═════ EXTRACTED MATERIAL
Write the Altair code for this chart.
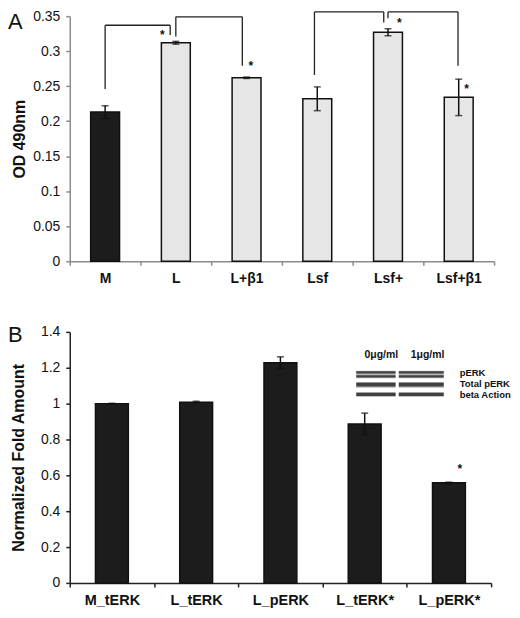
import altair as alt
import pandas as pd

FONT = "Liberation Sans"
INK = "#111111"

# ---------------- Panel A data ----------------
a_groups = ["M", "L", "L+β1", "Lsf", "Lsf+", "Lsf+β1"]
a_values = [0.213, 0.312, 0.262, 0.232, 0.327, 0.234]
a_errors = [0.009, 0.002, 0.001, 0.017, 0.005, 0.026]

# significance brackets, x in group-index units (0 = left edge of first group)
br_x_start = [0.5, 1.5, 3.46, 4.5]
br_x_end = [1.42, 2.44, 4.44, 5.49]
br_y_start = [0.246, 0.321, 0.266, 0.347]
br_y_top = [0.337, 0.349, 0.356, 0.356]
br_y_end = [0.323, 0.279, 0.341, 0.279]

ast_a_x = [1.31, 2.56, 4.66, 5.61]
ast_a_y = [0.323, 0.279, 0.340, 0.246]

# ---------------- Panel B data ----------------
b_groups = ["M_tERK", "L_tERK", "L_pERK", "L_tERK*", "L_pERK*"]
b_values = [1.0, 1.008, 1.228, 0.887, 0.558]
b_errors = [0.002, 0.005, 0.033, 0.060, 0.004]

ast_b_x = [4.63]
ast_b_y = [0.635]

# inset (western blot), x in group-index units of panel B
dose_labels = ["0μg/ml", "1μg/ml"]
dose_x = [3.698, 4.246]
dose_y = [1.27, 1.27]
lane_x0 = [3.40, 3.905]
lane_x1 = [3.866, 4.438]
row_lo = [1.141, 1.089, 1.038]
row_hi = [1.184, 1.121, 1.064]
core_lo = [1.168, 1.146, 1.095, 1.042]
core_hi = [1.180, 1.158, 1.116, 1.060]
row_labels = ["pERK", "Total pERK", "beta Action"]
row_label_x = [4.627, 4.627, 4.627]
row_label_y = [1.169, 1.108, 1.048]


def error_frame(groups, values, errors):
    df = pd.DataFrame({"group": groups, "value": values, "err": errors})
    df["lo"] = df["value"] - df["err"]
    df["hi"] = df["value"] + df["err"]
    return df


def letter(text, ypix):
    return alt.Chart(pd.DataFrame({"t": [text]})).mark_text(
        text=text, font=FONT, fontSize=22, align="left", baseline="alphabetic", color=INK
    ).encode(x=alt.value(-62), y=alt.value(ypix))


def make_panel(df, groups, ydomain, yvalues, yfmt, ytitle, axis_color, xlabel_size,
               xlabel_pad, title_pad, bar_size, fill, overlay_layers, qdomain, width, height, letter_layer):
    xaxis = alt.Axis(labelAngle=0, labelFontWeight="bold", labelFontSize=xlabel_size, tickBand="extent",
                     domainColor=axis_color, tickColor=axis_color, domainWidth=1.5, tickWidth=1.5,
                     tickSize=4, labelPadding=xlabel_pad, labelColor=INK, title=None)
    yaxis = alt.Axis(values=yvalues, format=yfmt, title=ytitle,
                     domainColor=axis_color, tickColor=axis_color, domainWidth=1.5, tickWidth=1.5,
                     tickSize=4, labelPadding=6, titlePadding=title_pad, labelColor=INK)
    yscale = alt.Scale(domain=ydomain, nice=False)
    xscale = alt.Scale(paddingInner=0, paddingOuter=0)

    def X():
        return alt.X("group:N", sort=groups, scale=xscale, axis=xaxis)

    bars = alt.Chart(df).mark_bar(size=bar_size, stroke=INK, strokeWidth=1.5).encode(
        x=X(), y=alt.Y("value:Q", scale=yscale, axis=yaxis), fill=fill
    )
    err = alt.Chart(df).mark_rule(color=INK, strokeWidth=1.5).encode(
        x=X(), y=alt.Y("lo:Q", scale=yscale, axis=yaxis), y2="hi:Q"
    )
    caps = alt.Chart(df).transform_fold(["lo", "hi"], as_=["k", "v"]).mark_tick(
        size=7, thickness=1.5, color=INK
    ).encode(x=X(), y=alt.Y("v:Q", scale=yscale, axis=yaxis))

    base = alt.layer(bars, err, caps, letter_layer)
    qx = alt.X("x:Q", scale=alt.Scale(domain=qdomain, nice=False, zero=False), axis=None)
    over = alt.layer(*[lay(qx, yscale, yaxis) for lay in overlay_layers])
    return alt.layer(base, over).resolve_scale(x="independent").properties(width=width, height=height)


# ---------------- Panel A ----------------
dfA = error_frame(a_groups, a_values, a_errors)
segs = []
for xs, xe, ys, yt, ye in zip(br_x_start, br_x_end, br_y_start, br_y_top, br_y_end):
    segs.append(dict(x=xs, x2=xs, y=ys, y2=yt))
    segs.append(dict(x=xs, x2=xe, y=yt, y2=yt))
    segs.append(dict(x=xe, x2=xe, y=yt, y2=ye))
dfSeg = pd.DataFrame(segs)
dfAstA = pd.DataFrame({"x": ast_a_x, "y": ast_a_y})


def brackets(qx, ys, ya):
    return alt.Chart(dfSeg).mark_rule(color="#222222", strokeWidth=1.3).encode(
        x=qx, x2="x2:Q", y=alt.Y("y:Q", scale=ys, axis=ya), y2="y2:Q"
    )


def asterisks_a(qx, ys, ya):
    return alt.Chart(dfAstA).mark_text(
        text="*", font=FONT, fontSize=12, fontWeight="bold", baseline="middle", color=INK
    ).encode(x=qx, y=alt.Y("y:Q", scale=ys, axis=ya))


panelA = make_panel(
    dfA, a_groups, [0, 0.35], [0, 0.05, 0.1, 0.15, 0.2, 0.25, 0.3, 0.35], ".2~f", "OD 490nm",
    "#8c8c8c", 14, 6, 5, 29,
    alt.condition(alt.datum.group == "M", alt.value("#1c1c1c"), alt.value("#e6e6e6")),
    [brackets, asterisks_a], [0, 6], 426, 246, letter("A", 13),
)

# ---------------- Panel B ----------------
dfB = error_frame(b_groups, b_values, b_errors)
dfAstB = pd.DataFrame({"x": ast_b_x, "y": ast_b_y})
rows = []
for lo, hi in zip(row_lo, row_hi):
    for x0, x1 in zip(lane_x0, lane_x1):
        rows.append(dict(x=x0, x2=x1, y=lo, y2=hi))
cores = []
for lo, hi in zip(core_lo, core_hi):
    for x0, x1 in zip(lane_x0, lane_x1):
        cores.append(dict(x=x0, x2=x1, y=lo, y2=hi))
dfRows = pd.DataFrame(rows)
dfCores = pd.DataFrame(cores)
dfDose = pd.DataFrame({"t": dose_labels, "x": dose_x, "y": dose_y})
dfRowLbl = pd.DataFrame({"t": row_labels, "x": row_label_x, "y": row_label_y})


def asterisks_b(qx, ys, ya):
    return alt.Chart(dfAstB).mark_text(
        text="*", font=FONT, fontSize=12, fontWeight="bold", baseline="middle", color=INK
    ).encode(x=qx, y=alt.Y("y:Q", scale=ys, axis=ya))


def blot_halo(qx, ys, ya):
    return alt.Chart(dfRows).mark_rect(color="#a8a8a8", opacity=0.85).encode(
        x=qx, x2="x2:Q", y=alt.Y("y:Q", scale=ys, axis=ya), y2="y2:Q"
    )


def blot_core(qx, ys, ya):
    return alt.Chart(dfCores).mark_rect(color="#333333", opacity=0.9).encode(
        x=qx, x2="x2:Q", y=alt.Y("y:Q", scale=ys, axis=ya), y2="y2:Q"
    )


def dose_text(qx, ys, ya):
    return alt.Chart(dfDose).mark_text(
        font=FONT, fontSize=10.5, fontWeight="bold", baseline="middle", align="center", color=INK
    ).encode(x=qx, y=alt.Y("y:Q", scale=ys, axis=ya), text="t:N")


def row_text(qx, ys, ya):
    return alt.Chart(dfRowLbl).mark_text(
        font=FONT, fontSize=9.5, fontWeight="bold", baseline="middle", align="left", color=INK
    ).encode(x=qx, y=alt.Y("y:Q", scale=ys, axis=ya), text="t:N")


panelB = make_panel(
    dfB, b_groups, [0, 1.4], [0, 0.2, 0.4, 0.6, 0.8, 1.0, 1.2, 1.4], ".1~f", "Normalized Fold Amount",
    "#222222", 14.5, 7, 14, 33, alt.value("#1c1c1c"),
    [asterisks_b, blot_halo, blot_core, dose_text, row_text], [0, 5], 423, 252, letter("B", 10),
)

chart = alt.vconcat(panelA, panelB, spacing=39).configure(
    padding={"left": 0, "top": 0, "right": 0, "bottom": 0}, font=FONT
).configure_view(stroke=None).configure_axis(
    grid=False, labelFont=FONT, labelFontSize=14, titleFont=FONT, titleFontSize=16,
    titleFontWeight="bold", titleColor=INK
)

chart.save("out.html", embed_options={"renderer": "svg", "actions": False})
══════════
═════ EXTRACTED MATERIAL
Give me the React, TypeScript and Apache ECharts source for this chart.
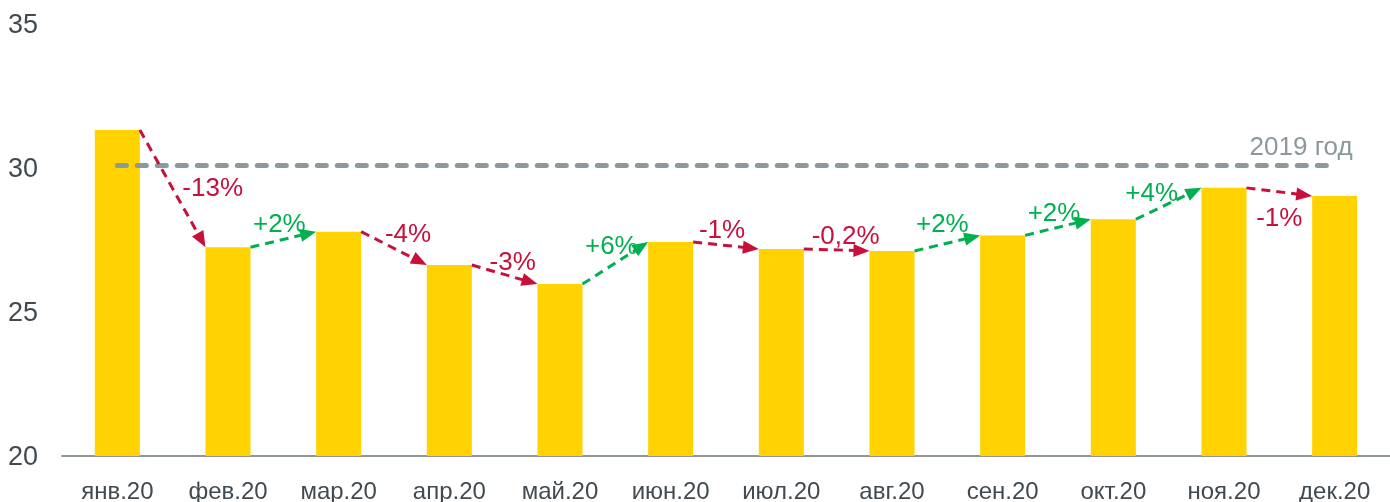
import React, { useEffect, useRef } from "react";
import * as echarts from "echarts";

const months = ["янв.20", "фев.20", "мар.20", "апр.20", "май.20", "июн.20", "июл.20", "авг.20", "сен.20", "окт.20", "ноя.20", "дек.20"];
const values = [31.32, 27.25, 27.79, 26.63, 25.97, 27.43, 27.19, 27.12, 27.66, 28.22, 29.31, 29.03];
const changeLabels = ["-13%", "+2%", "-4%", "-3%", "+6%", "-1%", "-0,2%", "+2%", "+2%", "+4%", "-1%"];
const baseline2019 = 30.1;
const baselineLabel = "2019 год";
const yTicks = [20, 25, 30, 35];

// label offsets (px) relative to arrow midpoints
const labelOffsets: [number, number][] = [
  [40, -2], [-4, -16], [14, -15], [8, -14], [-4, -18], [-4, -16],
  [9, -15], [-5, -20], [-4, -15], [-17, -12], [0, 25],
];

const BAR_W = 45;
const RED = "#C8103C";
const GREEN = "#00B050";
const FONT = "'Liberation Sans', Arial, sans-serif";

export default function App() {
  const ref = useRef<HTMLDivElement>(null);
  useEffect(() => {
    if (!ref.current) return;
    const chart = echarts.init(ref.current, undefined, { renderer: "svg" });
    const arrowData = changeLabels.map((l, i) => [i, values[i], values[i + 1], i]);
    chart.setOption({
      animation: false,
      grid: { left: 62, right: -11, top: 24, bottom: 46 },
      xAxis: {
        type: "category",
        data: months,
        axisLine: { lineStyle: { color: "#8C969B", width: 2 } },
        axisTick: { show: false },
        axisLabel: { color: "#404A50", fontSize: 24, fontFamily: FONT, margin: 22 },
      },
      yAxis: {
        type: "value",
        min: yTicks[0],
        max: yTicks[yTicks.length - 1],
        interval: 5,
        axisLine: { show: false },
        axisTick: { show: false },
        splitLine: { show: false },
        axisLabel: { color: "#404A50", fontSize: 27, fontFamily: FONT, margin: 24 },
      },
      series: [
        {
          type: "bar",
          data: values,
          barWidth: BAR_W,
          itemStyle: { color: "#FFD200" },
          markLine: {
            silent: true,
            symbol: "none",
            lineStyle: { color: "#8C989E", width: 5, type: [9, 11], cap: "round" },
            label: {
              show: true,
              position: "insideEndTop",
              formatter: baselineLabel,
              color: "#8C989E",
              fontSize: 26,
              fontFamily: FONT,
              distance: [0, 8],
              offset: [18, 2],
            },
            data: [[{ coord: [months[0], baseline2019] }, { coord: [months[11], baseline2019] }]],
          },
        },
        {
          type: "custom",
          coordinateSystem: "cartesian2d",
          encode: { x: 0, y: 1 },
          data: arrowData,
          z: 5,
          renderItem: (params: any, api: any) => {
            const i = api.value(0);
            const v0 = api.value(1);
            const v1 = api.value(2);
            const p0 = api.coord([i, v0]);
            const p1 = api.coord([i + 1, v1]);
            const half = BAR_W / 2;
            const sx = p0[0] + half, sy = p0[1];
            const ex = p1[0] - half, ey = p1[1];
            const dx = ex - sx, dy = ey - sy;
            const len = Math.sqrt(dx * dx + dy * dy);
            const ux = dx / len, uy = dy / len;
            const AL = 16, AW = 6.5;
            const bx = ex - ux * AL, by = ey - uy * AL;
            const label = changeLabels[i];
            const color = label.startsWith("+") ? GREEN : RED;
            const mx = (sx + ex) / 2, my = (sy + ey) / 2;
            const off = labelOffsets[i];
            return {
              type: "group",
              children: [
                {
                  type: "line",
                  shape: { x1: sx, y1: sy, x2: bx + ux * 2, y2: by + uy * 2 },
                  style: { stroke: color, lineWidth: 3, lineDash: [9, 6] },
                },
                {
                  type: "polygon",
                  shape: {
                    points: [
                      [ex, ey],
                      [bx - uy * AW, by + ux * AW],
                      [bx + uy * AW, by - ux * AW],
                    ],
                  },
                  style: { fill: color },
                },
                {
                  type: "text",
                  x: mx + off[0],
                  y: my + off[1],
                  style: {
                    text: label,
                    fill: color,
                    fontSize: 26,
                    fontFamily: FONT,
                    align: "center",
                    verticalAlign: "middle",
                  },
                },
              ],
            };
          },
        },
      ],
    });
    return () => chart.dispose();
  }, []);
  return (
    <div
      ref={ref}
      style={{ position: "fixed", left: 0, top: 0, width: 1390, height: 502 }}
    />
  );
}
══════════
SET TASK
Keep to the lines between the line with "Write the Altair code for this chart." and the line with "ast_b_y = [0.635]", inclusive, and transcribe them without pictures.

FINAL RESULT
Write the Altair code for this chart.
import altair as alt
import pandas as pd

FONT = "Liberation Sans"
INK = "#111111"

# ---------------- Panel A data ----------------
a_groups = ["M", "L", "L+β1", "Lsf", "Lsf+", "Lsf+β1"]
a_values = [0.213, 0.312, 0.262, 0.232, 0.327, 0.234]
a_errors = [0.009, 0.002, 0.001, 0.017, 0.005, 0.026]

# significance brackets, x in group-index units (0 = left edge of first group)
br_x_start = [0.5, 1.5, 3.46, 4.5]
br_x_end = [1.42, 2.44, 4.44, 5.49]
br_y_start = [0.246, 0.321, 0.266, 0.347]
br_y_top = [0.337, 0.349, 0.356, 0.356]
br_y_end = [0.323, 0.279, 0.341, 0.279]

ast_a_x = [1.31, 2.56, 4.66, 5.61]
ast_a_y = [0.323, 0.279, 0.340, 0.246]

# ---------------- Panel B data ----------------
b_groups = ["M_tERK", "L_tERK", "L_pERK", "L_tERK*", "L_pERK*"]
b_values = [1.0, 1.008, 1.228, 0.887, 0.558]
b_errors = [0.002, 0.005, 0.033, 0.060, 0.004]

ast_b_x = [4.63]
ast_b_y = [0.635]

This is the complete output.